そんなに面白くないだろうなぁ…と期待しないでいたら、それなりに面白かった作品です。
まあ、B級感は否めないのですけど…。


電車に乗っていてふと気づくと、知らない風景が広がっており、たどり着いた「きさらぎ駅」
空の色もおかしく、周りに人がいる気配もなく、異世界に来てしまったのでは?という都市伝説をモチーフとした作品です。


前半は実際にきさらぎ駅に行き、無事に帰ってきたという葉山の体験を民俗学を専攻し卒業論文を書くために学生の春奈が取材することで異世界を疑似体験する展開。
この時はFPS映像で見ているこちらが異世界を疑似体験できるような作りになっているのだが、意外としっかりしているうえに不気味さはよい。

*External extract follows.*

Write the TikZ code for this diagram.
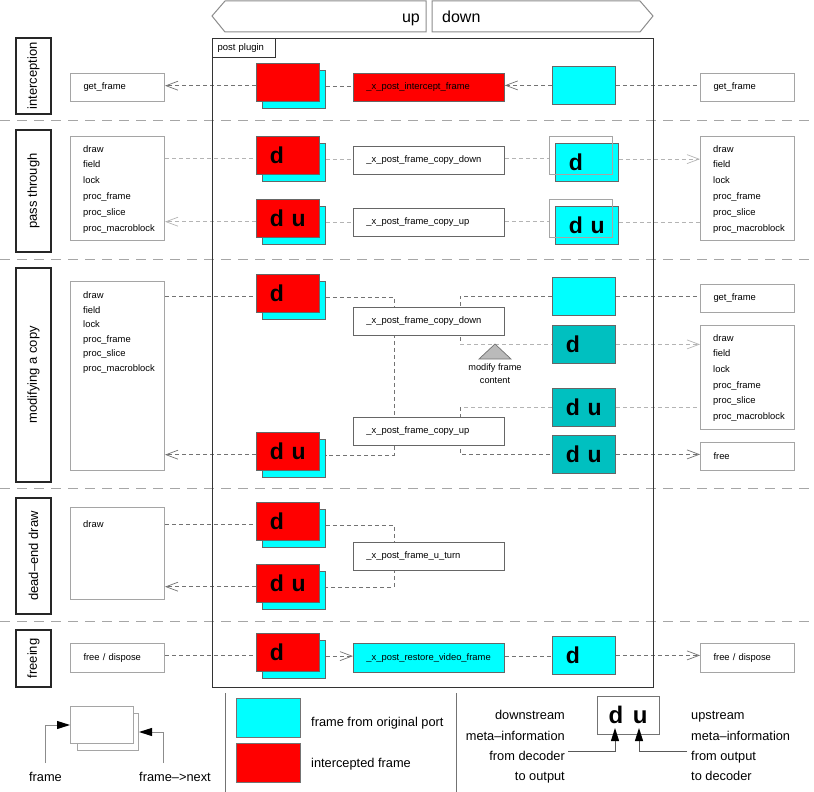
\documentclass[tikz,border=0pt]{standalone}
\usepackage{fontspec}
\setmainfont{Liberation Sans}
\usetikzlibrary{calc}
\usetikzlibrary{arrows.meta}
\usetikzlibrary{backgrounds}
\definecolor{origcyan}{RGB}{0,255,255}
\definecolor{intred}{RGB}{255,0,0}
\definecolor{copyteal}{RGB}{0,192,192}
\definecolor{boxgray}{RGB}{165,165,165}
\definecolor{darkdash}{RGB}{115,115,115}
\definecolor{lightdash}{RGB}{180,180,180}
\tikzstyle{sepline}=[draw=black!35, line width=1pt, dash pattern=on 10pt off 7pt]
\tikzstyle{seclabel}=[draw=black!85, line width=1.1pt, rotate=90, minimum height=35pt, inner sep=0pt, font=\fontsize{13}{15}\selectfont]
\tikzstyle{fnbox}=[draw=boxgray, fill=white, line width=1pt, anchor=north west, text width=68pt, inner xsep=13pt, inner ysep=0pt, align=left, font=\fontsize{9.4}{11}\selectfont]
\tikzstyle{fntext}=[inner sep=0pt, anchor=base west, font=\fontsize{9.4}{11}\selectfont]
\tikzstyle{callbox}=[draw=black!60, fill=white, line width=0.8pt, anchor=north west, text width=125pt, inner xsep=13pt, inner ysep=0pt, minimum height=28pt, align=left, font=\fontsize{9.4}{11}\selectfont]
\tikzstyle{frm}=[draw=black!60, line width=0.8pt, anchor=north west, text width=36pt, inner xsep=13.5pt, inner ysep=0pt, minimum height=38pt, align=left, font=\bfseries\fontsize{23}{23}\selectfont]
\tikzstyle{conn}=[draw=darkdash, line width=0.8pt, dash pattern=on 4pt off 3pt]
\tikzstyle{connl}=[conn, draw=lightdash]
\tikzstyle{openarr}=[-{Straight Barb[length=12pt,width=9pt,line width=0.7pt]}]
\tikzstyle{legbox}=[draw=boxgray, fill=white, line width=1pt, anchor=north west, inner sep=0pt]
\tikzstyle{legarr}=[draw=black!45, line width=1pt, -{Triangle[length=13pt,width=8pt,color=black]}]
\tikzstyle{legtext}=[inner sep=0pt, font=\fontsize{12.8}{15}\selectfont]
\newcommand{\redstack}[4]{% name, top left corner of the red frame, meta-information
  \node[frm, fill=origcyan] (#1b) at (#2+6,#3+7) {};
  \node[frm, fill=intred] (#1) at (#2,#3) {#4};
  \coordinate (#1l) at ($(#1.west)+(0,3.3)$);
  \coordinate (#1r) at ($(#1b.east)+(0,-3.3)$);
}
\newcommand{\passframe}[4]{% name, top left corner of the cyan frame, meta-information
  \node[frm, fill=origcyan] (#1) at (#2,#3) {#4};
  \node[frm, draw=boxgray, line width=1pt] (#1o) at (#2-6,#3-7) {};
  \coordinate (#1l) at ($(#1o.west)+(0,3.3)$);
  \coordinate (#1r) at ($(#1.east)+(0,-3.3)$);
}
\newcommand{\calllist}[4]{% name, x, first baseline, line distance
  \foreach \fn [count=\i] in {draw,field,lock,proc\_frame,proc\_slice,proc\_macroblock}
    \node[fntext] (#1\i) at (#2,#3+#4*\i-#4) {\fn};
}
\begin{document}
\begin{tikzpicture}[x=1pt, y=-1pt]
\useasboundingbox (0,0) rectangle (814,792);
% direction of the frames
\draw[draw=black!45, line width=1pt] (212,16) -- (225,1) -- (426,1) -- (426,32) -- (225,32) -- cycle;
\draw[draw=black!45, line width=1pt] (432,1) -- (640,1) -- (653,16) -- (640,32) -- (432,32) -- cycle;
\node[anchor=base east, inner sep=0pt, font=\fontsize{16}{18}\selectfont] (uptxt) at (420,23) {up};
\node[anchor=base west, inner sep=0pt, font=\fontsize{16}{18}\selectfont] (downtxt) at (442,23) {down};
% the plugin
\node[draw=black!80, line width=1.2pt, anchor=north west, minimum width=441pt, minimum height=649pt] (plugin) at (212,38) {};
\node[draw=black!80, line width=1pt, anchor=north west, text width=53pt, inner xsep=5pt, minimum height=19pt, inner ysep=0pt, align=left, font=\fontsize{9.5}{11}\selectfont] (pp) at (212,38) {post plugin};
% sections
\node[seclabel, minimum width=76pt] (sint) at (33.5,76) {interception};
\node[seclabel, minimum width=122pt] (spass) at (33.5,191) {pass through};
\node[seclabel, minimum width=214pt] (smod) at (33.5,375) {modifying a copy};
\node[seclabel, minimum width=116pt] (sdead) at (33.5,556) {dead--end draw};
\node[seclabel, minimum width=57pt] (sfree) at (33.5,658.5) {freeing};
% callers downstream
\node[fnbox, minimum height=28pt] (lget) at (70,73) {get\_frame};
\node[fnbox, minimum height=104pt] (lpass) at (70,136) {};
\calllist{lpass}{83}{152}{15.8}
\node[fnbox, minimum height=189pt] (lmod) at (70,281) {};
\calllist{lmod}{83}{298.5}{14.5}
\node[fnbox, minimum height=92pt] (ldead) at (70,507) {};
\node[fntext] (ldead1) at (83,527) {draw};
\node[fnbox, minimum height=29pt] (lfree) at (70,643) {free / dispose};
% callees upstream
\node[fnbox, minimum height=28pt] (rget) at (700,73) {get\_frame};
\node[fnbox, minimum height=104pt] (rpass) at (700,136) {};
\calllist{rpass}{713}{152}{15.8}
\node[fnbox, minimum height=28pt] (rmodget) at (700,284) {get\_frame};
\node[fnbox, minimum height=104pt] (rmodlist) at (700,325) {};
\calllist{rmodlist}{713}{341}{15.7}
\node[fnbox, minimum height=28pt] (rmodfree) at (700,442) {free};
\node[fnbox, minimum height=29pt] (rfree) at (700,643) {free / dispose};
% intercepted frames
\redstack{rf1}{256}{63}{}
\redstack{rf2}{256}{136}{d}
\redstack{rf3}{256}{199}{d u}
\redstack{rf4}{256}{274}{d}
\redstack{rf5}{256}{432}{d u}
\redstack{rf6}{256}{502}{d}
\redstack{rf7}{256}{564}{d u}
\redstack{rf8}{256}{633}{d}
% plugin functions
\node[callbox, fill=intred] (mint) at (353,73) {\_x\_post\_intercept\_frame};
\node[callbox] (mdown) at (353,146) {\_x\_post\_frame\_copy\_down};
\node[callbox] (mup) at (353,208) {\_x\_post\_frame\_copy\_up};
\node[callbox] (mmdown) at (353,307) {\_x\_post\_frame\_copy\_down};
\node[callbox] (mmup) at (353,417) {\_x\_post\_frame\_copy\_up};
\node[callbox] (muturn) at (353,542) {\_x\_post\_frame\_u\_turn};
\node[callbox, fill=origcyan, minimum height=29pt] (mrestore) at (353,643) {\_x\_post\_restore\_video\_frame};
% frames of the original port
\node[frm, fill=origcyan] (rc1) at (552,66) {};
\passframe{rc2}{555}{143}{d}
\passframe{rc3}{555}{206}{d u}
\node[frm, fill=origcyan] (rc4) at (552,277) {};
\node[frm, fill=copyteal] (rt1) at (552,325) {d};
\node[frm, fill=copyteal] (rt2) at (552,388) {d u};
\node[frm, fill=copyteal] (rt3) at (552,435) {d u};
\node[frm, fill=origcyan] (rc5) at (552,636) {d};
\coordinate (mjl) at (394,375);
\coordinate (mjr) at (460,375);
\coordinate (djl) at (394,556);
% modify marker
\filldraw[fill=black!27, draw=black!55, line width=0.7pt] (479,359) -- (495,344) -- (511,359) -- cycle;
\node[anchor=north, align=center, inner sep=0pt, font=\fontsize{9.2}{13}\selectfont] (modtxt) at (495,364) {modify frame\\content};
\begin{pgfonlayer}{background}
\foreach \y in {120,259,488,621}
  \draw[sepline] (0,\y) -- (814,\y);
% interception
\draw[conn, openarr] (rf1l) -- (lget.east |- rf1l);
\draw[conn] (rf1r) -- (mint.west |- rf1r);
\draw[conn, openarr] (rc1.west) -- (mint.east |- rc1.west);
\draw[conn] (rc1.east) -- (rget.west |- rc1.east);
% pass through
\draw[connl] (lpass.east |- rf2l) -- (rf2l);
\draw[connl] (rf2r) -- (mdown.west |- rf2r);
\draw[connl] (mdown.east |- rc2l) -- (rc2l);
\draw[connl, openarr] (rc2r) -- (rpass.west |- rc2r);
\draw[connl, openarr] (rf3l) -- (lpass.east |- rf3l);
\draw[connl] (rf3r) -- (mup.west |- rf3r);
\draw[connl] (mup.east |- rc3l) -- (rc3l);
\draw[connl] (rc3r) -- (rpass.west |- rc3r);
% modifying a copy
\draw[conn] (lmod.east |- rf4l) -- (rf4l);
\draw[conn] (rf4r) -- (mjl |- rf4r) -- (mjl |- rf5r) -- (rf5r);
\draw[conn, openarr] (rf5l) -- (lmod.east |- rf5l);
\draw[conn] (rc4.west) -- (mjr |- rc4.west) -- (mjr |- rt1.west);
\draw[connl] (mjr |- rt1.west) -- (rt1.west);
\draw[connl] (rt2.west) -- (mjr |- rt2.west);
\draw[conn] (mjr |- rt2.west) -- (mjr |- rt3.west) -- (rt3.west);
\draw[conn] (rc4.east) -- (rmodget.west |- rc4.east);
\draw[connl, openarr] (rt1.east) -- (rmodlist.west |- rt1.east);
\draw[connl] (rt2.east) -- (rmodlist.west |- rt2.east);
\draw[conn, openarr] (rt3.east) -- (rmodfree.west |- rt3.east);
% dead-end draw
\draw[conn] (ldead.east |- rf6l) -- (rf6l);
\draw[conn] (rf6r) -- (djl |- rf6r) -- (djl |- rf7r) -- (rf7r);
\draw[conn, openarr] (rf7l) -- (ldead.east |- rf7l);
% freeing
\draw[conn] (lfree.east |- rf8l) -- (rf8l);
\draw[conn, openarr] (rf8r) -- (mrestore.west |- rf8r);
\draw[conn] (mrestore.east |- rf8r) -- (rc5.west |- rf8r);
\draw[conn, openarr] (rc5.east) -- (rfree.west |- rc5.east);
\end{pgfonlayer}
% legend
\draw[draw=black!55, line width=1pt] (225,693) -- (225,792);
\draw[draw=black!55, line width=1pt] (456,693) -- (456,792);
\node[legbox, minimum width=61pt, minimum height=37pt] (lgback) at (77,713) {};
\node[legbox, minimum width=63pt, minimum height=37pt] (lgfront) at (70,706) {};
\coordinate (lgfa) at (45,763);
\coordinate (lgfb) at (163,763);
\draw[legarr] (lgfa) -- (lgfa |- lgfront.west) -- (lgfront.west);
\draw[legarr] (lgfb) -- (lgfb |- lgback.east) -- (lgback.east);
\node[legtext, anchor=base] (lgframe) at (45.5,781) {frame};
\node[legtext, anchor=base] (lgnext) at (175,781) {frame-->next};
\node[legbox, fill=origcyan, draw=black!55, minimum width=64pt, minimum height=39pt] (lgcyan) at (236,698) {};
\node[legbox, fill=intred, draw=black!55, minimum width=64pt, minimum height=39pt] (lgred) at (236,743) {};
\node[legtext, anchor=base west] (lgcyantxt) at (311,726.5) {frame from original port};
\node[legtext, anchor=base west] (lgredtxt) at (311,767.5) {intercepted frame};
\node[draw=black!55, line width=1pt, minimum width=62pt, minimum height=38pt, inner sep=0pt, font=\bfseries\fontsize{24}{24}\selectfont] (lgdu) at (628,715) {d\hspace{0.4em}u};
\foreach \fn [count=\i] in {downstream, meta--information, from decoder, to output}
  \node[legtext, anchor=base east] (lgd\i) at (565,699.5+20.3*\i) {\fn};
\foreach \fn [count=\i] in {upstream, meta--information, from output, to decoder}
  \node[legtext, anchor=base west] (lgu\i) at (691,699.5+20.3*\i) {\fn};
\coordinate (lgda) at (568,751);
\coordinate (lgdt) at (615,728);
\coordinate (lgua) at (687,751);
\coordinate (lgut) at (639,728);
\draw[legarr, draw=black!65] (lgda) -- (lgdt |- lgda) -- (lgdt);
\draw[legarr, draw=black!65] (lgua) -- (lgut |- lgua) -- (lgut);
\end{tikzpicture}
\end{document}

途中で紆余曲折ありつつ、共に行動していた人達も命を落としていくが、最後にはなんとか現実世界に戻ってきたものの、7年の時がたっていたという葉山。

春奈は異世界に行く条件を「特定の順番で電車を乗り換える」ことではないかと推測し、実行するとなんときさらぎ駅に行けてしまう。
そこでは葉山から聞いた通りの人達がおり、言動を含め、全く同じ行動をするのでした。


ここから通常の映像に切り替わり後半に入るわけだが、春奈は葉山からこれから起こる全ての事を聞いているため、難なく危機を回避していく。

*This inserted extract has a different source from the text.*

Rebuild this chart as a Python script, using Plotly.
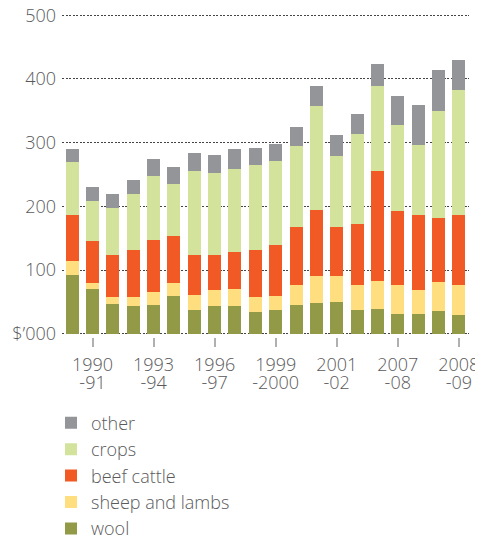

ゲームの2周目をプレイしているようなものなので、あまり危機感はなく、絶妙にショボいCGも相まって「ギャグ映画かな?」みたいになるのだが、聞いていた話と違う人物が生き残っているせいか、予想外の展開が発生し始め、春奈が追い詰められていく様子はなかなかにドキドキした。


最終局面、最初はいったいどういうこと?と思ったのだが、ようは葉山が異世界に取り残されたある人物を助けるために春奈に一部嘘を吹き込んでいた…ということらしく、自業自得ともいえる結末を迎えてしまうのでした。

この終わり方は理不尽で結構好きです。


なお、エンディング後には続きが描かれ、きさらぎ駅のループは途切れないことが示唆されていますが、そうなると、異世界にいる人達ってどんだけ閉じ込められてるんでしょう?

新しく人が増えたとして、誰も出ることが出来ず全滅したら、少しずつ人が増えていくのかな?
また、駅に降りずに電車に乗りっぱなしだった場合どうなるかなども気になるところ。
葉山の家に貼り付けられていた行方不明者の情報量から推察するに、相当数の方がきさらぎ駅に迷い込んでいる気もするのですが、真相やいかに?(スピンオフ的な異世界物がその内出たりして)


フリーのホラーゲームを映像化したらこんな感じなんだろうな…という印象でした。
大作ではありませんが、暇つぶしに見るにはちょうどいいかと思います。